The Statute of Limitations

Ms Justice Bolger stated that, at the time of the first PIAB authorisation: “Clearly, the plaintiff knew at that time that there had been an injury that was significant. The question is whether she knew it was “attributable in whole or in part to the act or omission which is alleged to constitute negligence, nuisance or breach of duty” as per s. 2(1)(c) of the 1991 Act.”

Finding that the question was whether the plaintiff had knowledge of the defendants’ actions as now pleaded, the court determined that the litigation advice given to the plaintiff in 2015 by solicitor and counsel as experts was relevant in determining the state of her knowledge, having regard to sections 2(2)(b) and 2(3)(a) of the 1991 Act.

Ms Justice Bolger determined that the defendants had not satisfied her that the plaintiff’s date of knowledge was in 2015, having regard to the evidence which she did not acquire until 2018.

Delay

Turning to the issue of delay, the court relied upon Cave Projects Ltd v.

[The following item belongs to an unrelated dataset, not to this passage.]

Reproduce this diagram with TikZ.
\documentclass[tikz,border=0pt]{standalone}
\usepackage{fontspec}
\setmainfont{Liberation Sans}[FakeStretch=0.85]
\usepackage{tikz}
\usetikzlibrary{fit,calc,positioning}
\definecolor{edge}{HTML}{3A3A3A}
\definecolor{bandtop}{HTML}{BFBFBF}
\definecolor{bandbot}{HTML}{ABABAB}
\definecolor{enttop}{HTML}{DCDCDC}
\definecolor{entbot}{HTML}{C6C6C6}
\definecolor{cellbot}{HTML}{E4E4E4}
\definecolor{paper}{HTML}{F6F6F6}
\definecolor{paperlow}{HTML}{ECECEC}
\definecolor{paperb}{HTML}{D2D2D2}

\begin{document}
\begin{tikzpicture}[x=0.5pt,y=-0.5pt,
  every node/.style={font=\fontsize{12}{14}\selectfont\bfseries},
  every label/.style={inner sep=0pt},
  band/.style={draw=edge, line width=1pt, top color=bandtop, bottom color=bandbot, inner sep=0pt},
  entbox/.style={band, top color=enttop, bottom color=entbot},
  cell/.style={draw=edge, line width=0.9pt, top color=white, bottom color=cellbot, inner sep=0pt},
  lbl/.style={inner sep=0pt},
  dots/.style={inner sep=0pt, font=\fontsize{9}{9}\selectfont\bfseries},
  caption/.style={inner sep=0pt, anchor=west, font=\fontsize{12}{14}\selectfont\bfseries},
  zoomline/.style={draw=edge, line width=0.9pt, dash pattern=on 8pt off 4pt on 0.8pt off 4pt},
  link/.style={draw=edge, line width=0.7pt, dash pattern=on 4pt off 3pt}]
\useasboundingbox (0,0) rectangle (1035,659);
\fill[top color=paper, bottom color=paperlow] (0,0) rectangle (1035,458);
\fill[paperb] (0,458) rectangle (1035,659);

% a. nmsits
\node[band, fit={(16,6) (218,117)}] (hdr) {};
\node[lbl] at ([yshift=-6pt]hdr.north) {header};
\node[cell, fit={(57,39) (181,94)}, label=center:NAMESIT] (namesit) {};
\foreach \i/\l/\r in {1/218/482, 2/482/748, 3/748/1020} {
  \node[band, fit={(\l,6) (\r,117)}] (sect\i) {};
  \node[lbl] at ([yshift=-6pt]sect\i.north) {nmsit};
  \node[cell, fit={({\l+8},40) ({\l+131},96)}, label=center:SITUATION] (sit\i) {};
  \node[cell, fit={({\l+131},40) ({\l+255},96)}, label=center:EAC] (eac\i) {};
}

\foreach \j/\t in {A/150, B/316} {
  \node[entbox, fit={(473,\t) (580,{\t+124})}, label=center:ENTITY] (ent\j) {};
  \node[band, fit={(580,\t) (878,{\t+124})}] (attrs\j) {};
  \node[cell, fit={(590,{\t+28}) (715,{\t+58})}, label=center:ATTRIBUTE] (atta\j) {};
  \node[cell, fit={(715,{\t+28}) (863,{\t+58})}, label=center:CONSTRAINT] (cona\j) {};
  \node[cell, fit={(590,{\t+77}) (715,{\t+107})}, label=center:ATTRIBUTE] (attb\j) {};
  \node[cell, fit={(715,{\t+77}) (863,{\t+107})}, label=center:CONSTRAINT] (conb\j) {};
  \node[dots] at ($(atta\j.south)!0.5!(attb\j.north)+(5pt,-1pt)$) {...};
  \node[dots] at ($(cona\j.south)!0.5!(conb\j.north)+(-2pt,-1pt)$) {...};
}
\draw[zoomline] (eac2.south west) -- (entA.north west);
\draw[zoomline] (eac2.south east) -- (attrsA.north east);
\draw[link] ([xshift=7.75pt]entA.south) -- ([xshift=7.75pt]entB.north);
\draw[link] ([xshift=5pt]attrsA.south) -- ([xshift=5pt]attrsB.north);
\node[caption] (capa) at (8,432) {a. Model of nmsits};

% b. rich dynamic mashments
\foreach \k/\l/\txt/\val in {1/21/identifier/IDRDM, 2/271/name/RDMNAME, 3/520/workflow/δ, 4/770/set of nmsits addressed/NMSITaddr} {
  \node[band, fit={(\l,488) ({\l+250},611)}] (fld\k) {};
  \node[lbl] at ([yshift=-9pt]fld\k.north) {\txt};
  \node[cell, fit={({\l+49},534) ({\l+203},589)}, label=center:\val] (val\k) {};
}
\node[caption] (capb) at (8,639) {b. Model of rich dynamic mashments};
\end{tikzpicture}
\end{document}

Gilhooley & Ors [2022] IECA 245 as particularly instructive.

Acknowledging that the plaintiff’s delay was “undoubtedly inordinate”, Ms Justice Bolger opined the plaintiff’s delay was excusable at least in part having regard to the evidence obtained in 2018 and the second inquest in 2019, highlighting that the plaintiff’s solicitors’ excuses around Covid-19 and delays in instructions were “not the strongest”.

Proceeding to consider the balance of justice and the issue of prejudice, the court recounted the defendants’ contentions on affidavit that the integrity of oral testimony would be undermined due to memories fading with the passage of time.

Ms Justice Bolger highlighted: “Neither deponent refers to any inquiries that were with any of the defendants’ intended witnesses to establish what the quality of their individual recollections and the integrity of their oral testimony might be.”

The judge continued: “The defendants’ deponents make that assumption about the memories of persons who witnessed the events the subject matter of these proceedings, without any reference to why they make that assumption other than the bare passage of time. Whilst such an assumption might be safely applied to a person’s memory of relatively ordinary occurrences from many years ago, the same assumption cannot and should not be applied to a person’s recollections of a highly unusual event, such as witnessing the death of a person outside a nightclub in the early hours of the morning.”

The court determined that the plaintiff would suffer greater prejudice if the proceedings were dismissed for delay than the prejudice which would be suffered by the defendants having to proceed to trial.

Conclusion

Accordingly, the High Court refused the defendants’ applications.